Callbacks at “every n” batches is a great start! I would love to specify time based callbacks: “Stop after 4 hours, saving best model every ten minutes”. I’m forever doing 1 epoch runs and dividing time available to set number of epochs.

Edit: I see there is a StopAfterNBatches callback. Cool! On medium/large datasets I can use this to get an approximate estimate at the start of training and then auto set number of epochs (and soon, it sounds, number of batches) based on time I have to train.

While I am on the train of thought, I’ve always wished for a way to “slice” a 1cycle training cycle. So I can run “pieces” when convenient. Like ¼ now, ½ tonight, and ¼ Thursday. I suppose it’s possible to do if I get my head around the training scheduler enough, but a helper would be cool.

I like the ‘do every n batches’ better than the complex samplers — it seems simpler and cleaner to me. Of course, we can do that already, just by keeping a counter.

But it would make the common case simple to have a value of ‘n’ that was a common denominator that received special treatment in the fit loop, i.e. have a on_n_batch_end callback.

Along with that, it would make sense for validation to be part of this ‘every n’ cycle (in fact it could be a callback itself).

I am actually implementing this approach, as I need to see validation results more often than the end of every epoch.

I’m just adding a note that we can use BatchSampler which can let us create mini-batches easily.

For example BatchSampler(RandomSampler, batch_size=32, drop_last=False) will create a sampler that goes through the entire dataset and pick randomly only 32 samples without replacement at each epoch.
The idea is to iterate through them (for example with batch size of 4) until end of each mini-batch, which would be the end of an epoch.

Hi, is there a plan about implementing “epoch_size” in Fastai? Maybe in fastai-v2? Thanks.
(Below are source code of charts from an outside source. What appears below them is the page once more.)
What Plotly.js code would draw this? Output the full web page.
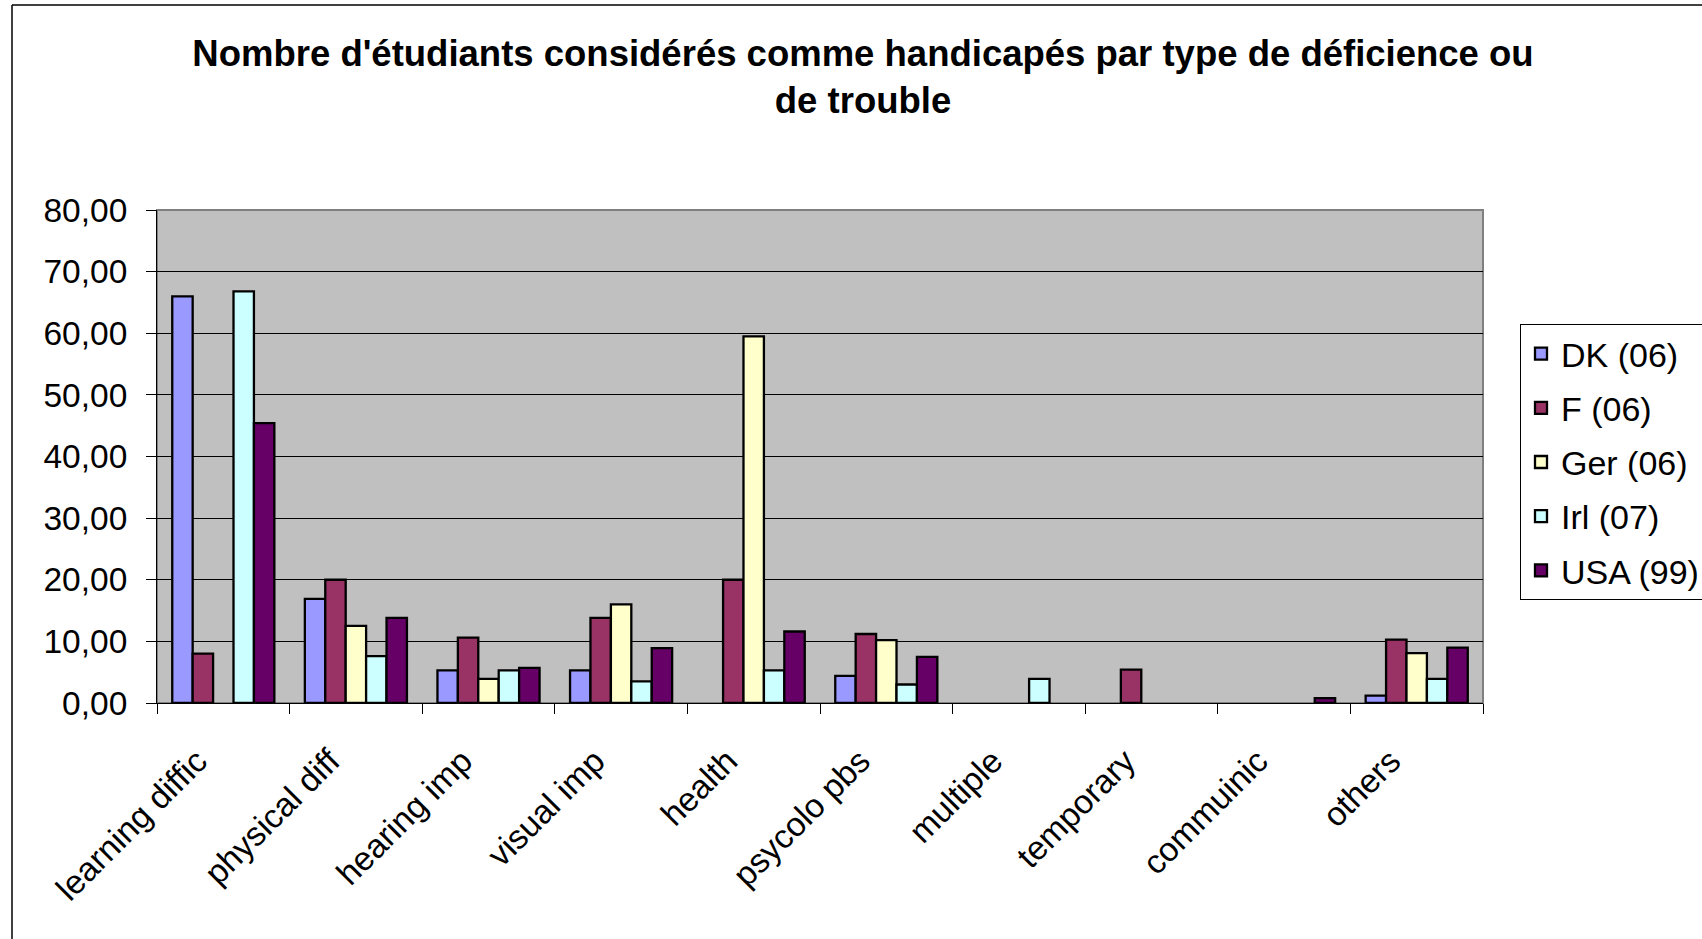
<!DOCTYPE html>
<html>
<head>
<meta charset="utf-8">
<script src="https://cdn.plot.ly/plotly-3.0.1.min.js"></script>
<style>
  html, body { margin: 0; padding: 0; background: #ffffff; }
  #chart { width: 1702px; height: 939px; }
</style>
</head>
<body>
<div id="chart"></div>
<script>
// ---- data ----
const categories = ["learning diffic", "physical diff", "hearing imp", "visual imp", "health",
                    "psycolo pbs", "multiple", "temporary", "commuinic", "others"];
const seriesNames = ["DK (06)", "F (06)", "Ger (06)", "Irl (07)", "USA (99)"];
const dk  = [66.0, 16.9, 5.3, 5.3, null, 4.4, null, null, null, 1.2];
const fr  = [8.0, 20.0, 10.6, 13.8, 20.0, 11.2, null, 5.4, null, 10.3];
const ger = [null, 12.5, 3.9, 16.0, 59.5, 10.2, null, null, null, 8.1];
const irl = [66.8, 7.6, 5.3, 3.5, 5.3, 3.0, 3.9, null, null, 3.9];
const usa = [45.4, 13.8, 5.7, 8.9, 11.6, 7.5, null, null, 0.8, 9.0];
const yTickValues = [0, 10, 20, 30, 40, 50, 60, 70, 80];

const seriesValues = [dk, fr, ger, irl, usa];
const seriesColors = ["#9999FF", "#993366", "#FFFFCC", "#CCFFFF", "#660066"];

// ---- layout geometry (pixels in the 1702x939 page) ----
const W = 1702, H = 939;
const plotL = 157, plotR = 1483, plotT = 210, plotB = 703;
const pxX = x => (x - plotL) / (plotR - plotL);
const pxY = y => (plotB - y) / (plotB - plotT);

const FONT = "Liberation Sans, Arial, sans-serif";

const traces = seriesNames.map((name, i) => ({
  type: "bar",
  name: name,
  x: categories,
  y: seriesValues[i],
  legendgroup: "g" + i,
  marker: { color: seriesColors[i], line: { color: "#000000", width: 2.3 } },
  hoverinfo: "x+y+name"
}));

const layout = {
  width: W, height: H,
  margin: { l: plotL, r: W - plotR, t: plotT, b: H - plotB, pad: 0, autoexpand: false },
  paper_bgcolor: "#ffffff",
  plot_bgcolor: "#C0C0C0",
  separators: ", ",
  font: { family: FONT, size: 33, color: "#000000" },
  barmode: "group",
  bargap: 0.23,
  bargroupgap: 0,
  title: {
    text: "Nombre d'étudiants considérés comme handicapés par type de déficience ou<br>de trouble",
    font: { family: FONT, size: 36.5, color: "#000000", weight: "bold" },
    x: 863 / W, xref: "container", xanchor: "center",
    y: 1 - 66 / H, yref: "container", yanchor: "top"
  },
  xaxis: {
    type: "category",
    tickson: "boundaries",
    ticks: "outside", ticklen: 10, tickcolor: "#000000", tickwidth: 1,
    tickangle: -45,
    ticklabelstandoff: 24,
    ticklabelshift: -26,
    tickfont: { family: FONT, size: 33.5, color: "#000000" },
    showline: true, linecolor: "#000000", linewidth: 1,
    showgrid: false, zeroline: false,
    fixedrange: true
  },
  yaxis: {
    range: [0, 80],
    tickvals: yTickValues,
    tickformat: ".2f",
    ticks: "outside", ticklen: 10, tickcolor: "#000000", tickwidth: 1,
    ticklabelstandoff: 12,
    tickfont: { family: FONT, size: 33.5, color: "#000000" },
    showline: true, linecolor: "#000000", linewidth: 1,
    showgrid: true, gridcolor: "#000000", gridwidth: 1,
    zeroline: false,
    fixedrange: true
  },
  legend: {
    x: pxX(1520), xanchor: "left",
    y: pxY(324), yanchor: "top",
    bgcolor: "#ffffff",
    bordercolor: "#000000", borderwidth: 1,
    font: { family: FONT, size: 34, color: "#000000" },
    traceorder: "grouped",
    tracegroupgap: 7
  },
  shapes: [
    // plot-area border (grey)
    { type: "rect", xref: "paper", yref: "paper", x0: 0, x1: 1, y0: 0, y1: 1,
      line: { color: "#808080", width: 2 }, layer: "below" },
    // outer chart frame: left and top edges
    { type: "line", xref: "paper", yref: "paper",
      x0: pxX(12), x1: pxX(12), y0: pxY(5), y1: pxY(H + 5),
      line: { color: "#000000", width: 1.5 } },
    { type: "line", xref: "paper", yref: "paper",
      x0: pxX(12), x1: pxX(W + 5), y0: pxY(5), y1: pxY(5),
      line: { color: "#000000", width: 1.5 } }
  ],
  showlegend: true
};

Plotly.newPlot("chart", traces, layout, { displayModeBar: false });
</script>
</body>
</html>
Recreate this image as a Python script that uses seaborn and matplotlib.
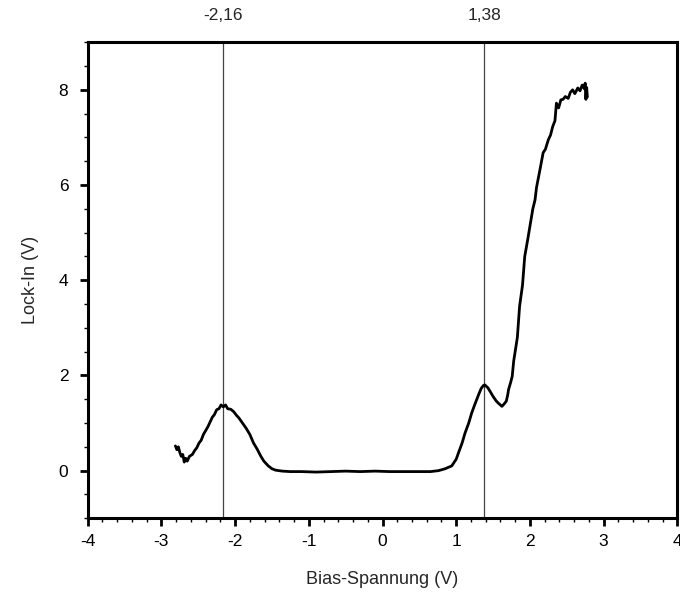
import matplotlib
matplotlib.use("Agg")
import matplotlib.pyplot as plt
from matplotlib.ticker import MultipleLocator
import numpy as np
import pandas as pd
import seaborn as sns

# Lock-in signal vs. bias voltage
bias = [-2.81, -2.79, -2.77, -2.75, -2.73, -2.71, -2.69, -2.67, -2.65, -2.62, -2.58,
        -2.55, -2.52, -2.49, -2.46, -2.43, -2.40, -2.37, -2.34, -2.31, -2.28, -2.25,
        -2.22, -2.19, -2.16, -2.13, -2.10, -2.06, -2.02, -1.98, -1.95, -1.90, -1.85,
        -1.80, -1.75, -1.70, -1.65, -1.61, -1.55, -1.50, -1.45, -1.36, -1.25, -1.10,
        -0.90, -0.70, -0.50, -0.30, -0.10, 0.10, 0.30, 0.50, 0.65, 0.76, 0.85, 0.94,
        1.00, 1.03, 1.08, 1.12, 1.17, 1.21, 1.25, 1.28, 1.31, 1.34, 1.37, 1.39, 1.41,
        1.43, 1.47, 1.50, 1.54, 1.57, 1.60, 1.62, 1.65, 1.68, 1.70, 1.71, 1.74, 1.76,
        1.78, 1.80, 1.83, 1.86, 1.90, 1.93, 1.97, 2.00, 2.04, 2.07, 2.09, 2.11, 2.14,
        2.18, 2.21, 2.25, 2.28, 2.31, 2.34, 2.36, 2.39, 2.42, 2.45, 2.48, 2.52, 2.55,
        2.58, 2.61, 2.65, 2.68, 2.71, 2.74, 2.75, 2.76, 2.77, 2.78]
lockin = [0.52, 0.44, 0.50, 0.38, 0.30, 0.34, 0.18, 0.26, 0.20, 0.30, 0.34,
          0.42, 0.48, 0.58, 0.64, 0.76, 0.84, 0.92, 1.02, 1.12, 1.18, 1.28,
          1.30, 1.38, 1.34, 1.38, 1.30, 1.29, 1.24, 1.16, 1.11, 1.00, 0.89,
          0.76, 0.58, 0.45, 0.30, 0.20, 0.10, 0.04, 0.01, -0.01, -0.02, -0.02,
          -0.03, -0.02, -0.01, -0.02, -0.01, -0.02, -0.02, -0.02, -0.02, 0.00, 0.04, 0.10,
          0.24, 0.37, 0.58, 0.79, 1.00, 1.21, 1.38, 1.50, 1.62, 1.73, 1.79, 1.80, 1.77,
          1.74, 1.64, 1.56, 1.47, 1.42, 1.38, 1.35, 1.40, 1.46, 1.60, 1.70, 1.86, 1.98,
          2.30, 2.50, 2.80, 3.45, 3.90, 4.50, 4.85, 5.13, 5.50, 5.69, 5.95, 6.11, 6.35,
          6.68, 6.75, 6.95, 7.05, 7.23, 7.35, 7.72, 7.62, 7.79, 7.80, 7.86, 7.82, 7.95,
          8.00, 7.92, 8.04, 7.98, 8.10, 8.02, 8.14, 7.80, 8.05, 7.85]

# Peak positions marked on the top axis
peak_pos = [-2.16, 1.38]
peak_labels = ["-2,16", "1,38"]

x_ticks = [-4, -3, -2, -1, 0, 1, 2, 3, 4]
y_ticks = [0, 2, 4, 6, 8]

sns.set_theme(style="ticks")
plt.rcParams["font.family"] = ["Liberation Sans", "DejaVu Sans"]
plt.rcParams["axes.unicode_minus"] = False

fig = plt.figure(figsize=(6.8, 5.95), dpi=100)
ax = fig.add_axes([0.129, 0.129, 0.867, 0.800])

df = pd.DataFrame({"bias": bias, "lockin": lockin})
sns.lineplot(data=df, x="bias", y="lockin", ax=ax, color="black",
             linewidth=2.0, sort=False, estimator=None)

for p in peak_pos:
    ax.axvline(p, color="#444444", linewidth=0.9, zorder=1)

ax.set_xlim(-4, 4)
ax.set_ylim(-1, 9)
ax.set_xticks(x_ticks)
ax.set_yticks(y_ticks)
ax.xaxis.set_minor_locator(MultipleLocator(0.2))
ax.yaxis.set_minor_locator(MultipleLocator(0.5))
ax.tick_params(axis="both", which="major", direction="out", length=6, width=2,
               labelsize=12.5, color="black", labelcolor="black")
ax.tick_params(axis="x", which="major", pad=5)
ax.tick_params(axis="y", which="major", pad=8)
ax.tick_params(axis="both", which="minor", direction="out", length=3, width=1,
               color="black")

ax.set_xlabel("Bias-Spannung (V)", fontsize=13, labelpad=16)
ax.set_ylabel("Lock-In (V)", fontsize=13, labelpad=14)

for side in ["left", "right", "top", "bottom"]:
    ax.spines[side].set_visible(True)
    ax.spines[side].set_linewidth(2.2)
    ax.spines[side].set_color("black")

top = ax.secondary_xaxis("top")
top.set_xticks(peak_pos)
top.set_xticklabels(peak_labels)
top.tick_params(axis="x", length=0, labelsize=12.5, pad=14)
top.spines["top"].set_visible(False)

fig.savefig("out.png", dpi=100, facecolor="white")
I actually have an implementation here: Fastai v2 chat

In case it might be useful for someone, I patched it in fastai v1:

class MyDl:
    def __init__(self, dl, epoch_size):
        self.dl = dl
        self.iter = iter(dl)
        self.c = dl.c
        self.dataset = dl.dataset
        self.epoch_size = epoch_size
        
    def __iter__(self):
        for i in range(self.epoch_size):
            try:
                yield next(self.iter)
            except:
                # start from beginning if end of self.iter reached
                self.iter = iter(self.dl)
                yield next(self.iter)

    def __len__(self):
        return self.epoch_size

path = untar_data(URLs.MNIST)
data = (ImageList.from_folder(path) 
        .split_by_folder(train='training', valid='testing')            
        .label_from_folder()
        .transform(get_transforms(), size=16) 
        .databunch(bs=64))

data.train_dl = MyDl(data.train_dl, 4)

learn = cnn_learner(data, models.resnet18, metrics=[accuracy])
learn.fit_one_cycle(2)

You can find the Colab notebook here https://colab.research.google.com/drive/1bkATL1uNyHOlB4DW4ImYvAseSAZKCeoj

I hope I didn’t break anything :slight_smile:

2 Likes

Thanks for your working example in collab. I’ll adapt it to my case and test it.
Have a good week-end. :slight_smile:

Just for info you can now use the method “partial_dataloaders”.